Allie’s senior thesis examined the use of algae as a biofuel, a new area of research being studied by one of the National Laboratory’s top scientists. Allie would be a valuable addition to the lab.

“He read my resume and saw my senior thesis project and said, ‘We want you to come to Los Alamos and teach us about algae,’” Allie said, proudly. “It was so exciting. They didn’t know much about algae when I got there so I got to do all the background research.

“I gave presentations. I got to go into the lab and conduct experiments. At most similar labs, a student like me would be washing glassware during an internship. But they gave me a great opportunity to do research.”

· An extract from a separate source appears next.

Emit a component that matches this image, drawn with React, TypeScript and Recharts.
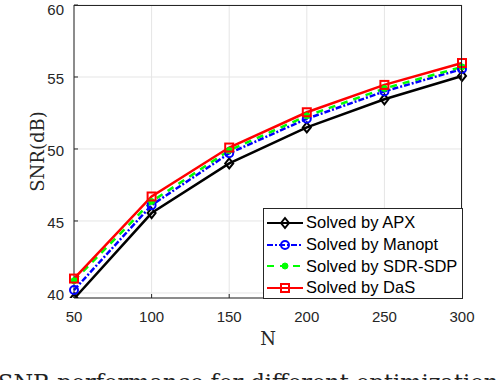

A project Allie came up with at the lab will go to post-doctoral study and she is writing a review paper about her findings to submit to a scientific journal. She has also been offered a one-year appointment at LANL after she graduates from McKendree this spring. The opportunity “changed my life,” Allie said.

“I’ve always been a believer that one thing hinges on another thing,” Ginny Melvin-Wagner said. “If Allie hadn’t written me a thank you note after receiving the scholarship, I wouldn’t have told her about LANL. Who knows? Maybe her working at the lab will one day result in Allie finding an alternative biofuel.”

The donor and the student met face to face at a party given by a mutual acquaintance in New Mexico. “It was just a coincidence how we crossed each other’s paths,” Melvin-Wagner said. “She is exactly who my grandmother would have picked for this scholarship. She is the type of young woman my grandmother would have mentored. I know they would have liked each other had they ever met. And I know my grandmother would have been proud.”

Allie’s story is still being written. Mary Spalding Hayden’s spirit lives on in her success.